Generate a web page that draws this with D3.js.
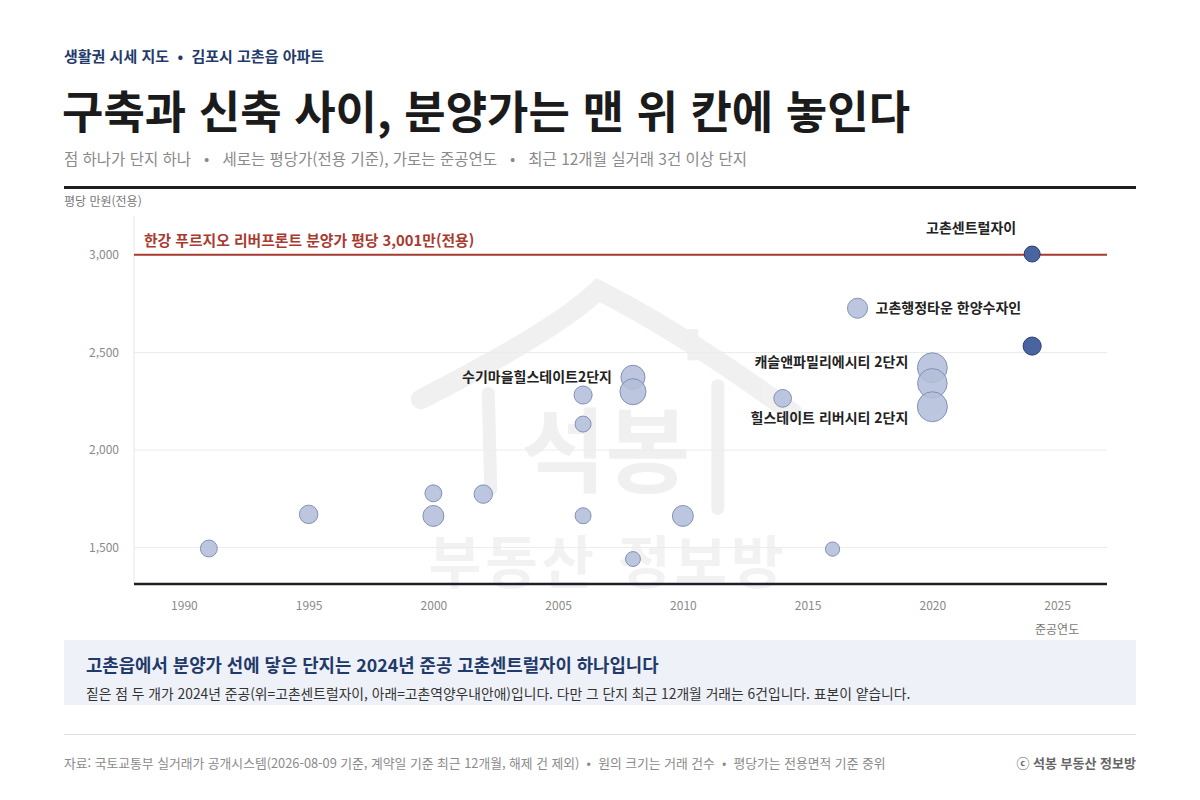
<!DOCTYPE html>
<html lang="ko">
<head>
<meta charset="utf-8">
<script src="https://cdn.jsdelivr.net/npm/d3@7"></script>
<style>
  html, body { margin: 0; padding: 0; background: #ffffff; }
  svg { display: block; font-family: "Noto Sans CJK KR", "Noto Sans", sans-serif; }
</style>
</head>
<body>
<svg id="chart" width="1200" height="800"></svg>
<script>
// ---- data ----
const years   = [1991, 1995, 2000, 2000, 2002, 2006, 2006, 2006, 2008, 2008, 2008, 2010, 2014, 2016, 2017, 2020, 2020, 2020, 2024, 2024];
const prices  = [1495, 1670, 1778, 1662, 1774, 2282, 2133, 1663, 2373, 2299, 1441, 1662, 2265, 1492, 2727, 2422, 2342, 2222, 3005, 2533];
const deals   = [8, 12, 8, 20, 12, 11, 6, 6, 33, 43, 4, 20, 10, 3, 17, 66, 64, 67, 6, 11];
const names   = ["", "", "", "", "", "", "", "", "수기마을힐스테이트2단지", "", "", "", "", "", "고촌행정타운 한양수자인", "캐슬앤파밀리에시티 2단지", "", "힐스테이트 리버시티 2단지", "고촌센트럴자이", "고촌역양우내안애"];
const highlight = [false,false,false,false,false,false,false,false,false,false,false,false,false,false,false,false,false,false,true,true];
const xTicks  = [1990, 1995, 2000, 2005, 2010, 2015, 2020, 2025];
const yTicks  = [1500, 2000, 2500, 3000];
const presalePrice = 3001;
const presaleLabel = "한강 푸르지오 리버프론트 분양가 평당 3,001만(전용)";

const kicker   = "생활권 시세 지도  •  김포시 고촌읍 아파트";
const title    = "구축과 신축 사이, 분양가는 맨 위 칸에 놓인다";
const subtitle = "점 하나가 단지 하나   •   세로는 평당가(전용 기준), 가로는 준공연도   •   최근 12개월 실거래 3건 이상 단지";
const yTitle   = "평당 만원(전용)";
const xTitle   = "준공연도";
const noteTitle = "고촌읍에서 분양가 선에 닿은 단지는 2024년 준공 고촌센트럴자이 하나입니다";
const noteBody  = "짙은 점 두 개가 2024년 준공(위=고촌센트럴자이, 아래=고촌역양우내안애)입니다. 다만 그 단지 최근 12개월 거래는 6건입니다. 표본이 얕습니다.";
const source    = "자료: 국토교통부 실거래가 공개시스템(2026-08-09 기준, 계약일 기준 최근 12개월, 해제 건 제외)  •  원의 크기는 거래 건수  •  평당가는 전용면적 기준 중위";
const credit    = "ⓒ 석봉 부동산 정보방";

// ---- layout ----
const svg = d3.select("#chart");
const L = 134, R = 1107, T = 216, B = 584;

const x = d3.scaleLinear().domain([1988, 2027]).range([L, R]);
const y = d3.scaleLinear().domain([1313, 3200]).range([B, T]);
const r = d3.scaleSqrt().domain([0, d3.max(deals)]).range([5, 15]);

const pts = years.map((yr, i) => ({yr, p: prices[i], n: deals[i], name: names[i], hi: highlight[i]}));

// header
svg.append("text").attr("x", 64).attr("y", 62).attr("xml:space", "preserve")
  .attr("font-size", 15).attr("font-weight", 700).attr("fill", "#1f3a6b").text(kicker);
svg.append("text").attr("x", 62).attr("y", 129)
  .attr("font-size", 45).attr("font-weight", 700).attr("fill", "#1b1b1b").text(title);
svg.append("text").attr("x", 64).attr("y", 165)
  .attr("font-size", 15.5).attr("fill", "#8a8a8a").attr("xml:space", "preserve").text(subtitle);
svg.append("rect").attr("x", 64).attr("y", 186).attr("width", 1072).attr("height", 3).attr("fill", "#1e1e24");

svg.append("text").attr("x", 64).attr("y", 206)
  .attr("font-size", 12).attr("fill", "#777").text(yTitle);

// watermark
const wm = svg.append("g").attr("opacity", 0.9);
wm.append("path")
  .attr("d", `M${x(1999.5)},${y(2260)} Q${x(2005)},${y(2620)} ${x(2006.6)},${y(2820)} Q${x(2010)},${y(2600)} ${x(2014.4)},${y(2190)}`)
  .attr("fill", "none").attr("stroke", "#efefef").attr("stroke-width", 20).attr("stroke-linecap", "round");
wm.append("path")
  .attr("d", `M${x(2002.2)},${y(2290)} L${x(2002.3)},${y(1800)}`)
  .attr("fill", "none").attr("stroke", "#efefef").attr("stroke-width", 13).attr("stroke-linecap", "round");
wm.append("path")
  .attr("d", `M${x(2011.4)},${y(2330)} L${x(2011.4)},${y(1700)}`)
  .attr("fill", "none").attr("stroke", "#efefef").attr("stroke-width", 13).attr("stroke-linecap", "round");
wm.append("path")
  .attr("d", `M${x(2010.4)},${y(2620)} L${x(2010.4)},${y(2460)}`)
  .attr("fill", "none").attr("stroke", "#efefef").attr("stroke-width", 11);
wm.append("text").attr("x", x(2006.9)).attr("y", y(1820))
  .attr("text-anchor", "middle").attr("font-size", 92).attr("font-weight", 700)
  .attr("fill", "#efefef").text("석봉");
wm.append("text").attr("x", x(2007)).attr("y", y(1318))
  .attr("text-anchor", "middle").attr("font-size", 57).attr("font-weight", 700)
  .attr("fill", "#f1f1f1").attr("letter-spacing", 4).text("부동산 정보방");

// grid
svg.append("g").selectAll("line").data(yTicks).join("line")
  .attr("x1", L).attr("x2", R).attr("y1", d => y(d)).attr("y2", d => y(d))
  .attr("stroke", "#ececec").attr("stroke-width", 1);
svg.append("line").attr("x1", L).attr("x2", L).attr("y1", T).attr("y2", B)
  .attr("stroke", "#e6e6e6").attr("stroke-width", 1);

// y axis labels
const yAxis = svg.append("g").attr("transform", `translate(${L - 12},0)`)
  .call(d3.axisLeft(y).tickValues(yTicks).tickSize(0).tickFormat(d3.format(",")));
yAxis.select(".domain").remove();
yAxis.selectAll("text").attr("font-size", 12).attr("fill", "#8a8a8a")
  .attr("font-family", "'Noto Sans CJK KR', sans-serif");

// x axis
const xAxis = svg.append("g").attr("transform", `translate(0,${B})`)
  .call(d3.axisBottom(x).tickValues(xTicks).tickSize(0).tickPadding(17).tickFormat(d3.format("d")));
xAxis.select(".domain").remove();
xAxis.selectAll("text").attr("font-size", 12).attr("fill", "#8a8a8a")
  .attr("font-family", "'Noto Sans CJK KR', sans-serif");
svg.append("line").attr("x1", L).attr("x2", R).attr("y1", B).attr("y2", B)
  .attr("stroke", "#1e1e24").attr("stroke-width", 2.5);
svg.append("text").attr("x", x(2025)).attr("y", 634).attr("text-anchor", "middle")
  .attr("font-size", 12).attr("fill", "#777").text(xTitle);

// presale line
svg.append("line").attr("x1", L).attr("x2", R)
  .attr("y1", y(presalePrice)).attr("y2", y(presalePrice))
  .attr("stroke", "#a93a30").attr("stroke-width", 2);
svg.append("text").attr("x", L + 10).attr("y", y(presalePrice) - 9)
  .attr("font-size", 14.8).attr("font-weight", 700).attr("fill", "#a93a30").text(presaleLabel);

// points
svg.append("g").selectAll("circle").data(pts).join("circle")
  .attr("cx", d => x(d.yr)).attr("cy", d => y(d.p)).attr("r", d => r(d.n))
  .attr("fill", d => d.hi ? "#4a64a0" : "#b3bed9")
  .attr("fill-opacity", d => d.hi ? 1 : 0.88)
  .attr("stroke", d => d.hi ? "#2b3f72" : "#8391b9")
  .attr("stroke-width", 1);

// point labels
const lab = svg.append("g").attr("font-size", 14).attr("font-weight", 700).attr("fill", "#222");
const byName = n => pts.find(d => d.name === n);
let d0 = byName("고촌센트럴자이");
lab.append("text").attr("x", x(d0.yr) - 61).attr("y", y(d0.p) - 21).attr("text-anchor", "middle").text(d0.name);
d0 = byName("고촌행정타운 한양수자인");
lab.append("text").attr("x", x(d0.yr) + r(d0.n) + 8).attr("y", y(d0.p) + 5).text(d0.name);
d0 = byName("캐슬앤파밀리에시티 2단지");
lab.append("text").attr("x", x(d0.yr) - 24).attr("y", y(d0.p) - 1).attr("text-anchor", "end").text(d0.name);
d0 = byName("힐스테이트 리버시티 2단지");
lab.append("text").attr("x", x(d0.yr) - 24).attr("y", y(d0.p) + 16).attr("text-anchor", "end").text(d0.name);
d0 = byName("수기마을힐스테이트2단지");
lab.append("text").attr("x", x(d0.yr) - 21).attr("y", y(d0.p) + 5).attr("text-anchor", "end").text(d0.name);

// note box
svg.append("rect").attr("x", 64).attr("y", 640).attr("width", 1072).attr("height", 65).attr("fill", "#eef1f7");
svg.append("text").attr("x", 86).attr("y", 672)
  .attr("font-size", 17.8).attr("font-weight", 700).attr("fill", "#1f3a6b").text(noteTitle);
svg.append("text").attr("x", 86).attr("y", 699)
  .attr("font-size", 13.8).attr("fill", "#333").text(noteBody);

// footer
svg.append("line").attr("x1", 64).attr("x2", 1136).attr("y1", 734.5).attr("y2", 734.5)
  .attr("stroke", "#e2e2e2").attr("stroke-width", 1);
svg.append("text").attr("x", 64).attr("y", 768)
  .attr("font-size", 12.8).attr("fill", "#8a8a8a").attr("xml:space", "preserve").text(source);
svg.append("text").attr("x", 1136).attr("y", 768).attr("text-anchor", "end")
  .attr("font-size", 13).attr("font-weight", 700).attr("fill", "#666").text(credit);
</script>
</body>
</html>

## PROBLEM TO WORK ON:
Reproduce exactly the run of lines that opens the listing and closes with the line holding "푸르지오 리버프론트 분양가". Pictures are excluded.

## PROBLEM SOLUTION:
Generate a web page that draws this with D3.js.
<!DOCTYPE html>
<html lang="ko">
<head>
<meta charset="utf-8">
<script src="https://cdn.jsdelivr.net/npm/d3@7"></script>
<style>
  html, body { margin: 0; padding: 0; background: #ffffff; }
  svg { display: block; font-family: "Noto Sans CJK KR", "Noto Sans", sans-serif; }
</style>
</head>
<body>
<svg id="chart" width="1200" height="800"></svg>
<script>
// ---- data ----
const years   = [1991, 1995, 2000, 2000, 2002, 2006, 2006, 2006, 2008, 2008, 2008, 2010, 2014, 2016, 2017, 2020, 2020, 2020, 2024, 2024];
const prices  = [1495, 1670, 1778, 1662, 1774, 2282, 2133, 1663, 2373, 2299, 1441, 1662, 2265, 1492, 2727, 2422, 2342, 2222, 3005, 2533];
const deals   = [8, 12, 8, 20, 12, 11, 6, 6, 33, 43, 4, 20, 10, 3, 17, 66, 64, 67, 6, 11];
const names   = ["", "", "", "", "", "", "", "", "수기마을힐스테이트2단지", "", "", "", "", "", "고촌행정타운 한양수자인", "캐슬앤파밀리에시티 2단지", "", "힐스테이트 리버시티 2단지", "고촌센트럴자이", "고촌역양우내안애"];
const highlight = [false,false,false,false,false,false,false,false,false,false,false,false,false,false,false,false,false,false,true,true];
const xTicks  = [1990, 1995, 2000, 2005, 2010, 2015, 2020, 2025];
const yTicks  = [1500, 2000, 2500, 3000];
const presalePrice = 3001;
const presaleLabel = "한강 푸르지오 리버프론트 분양가 평당 3,001만(전용)";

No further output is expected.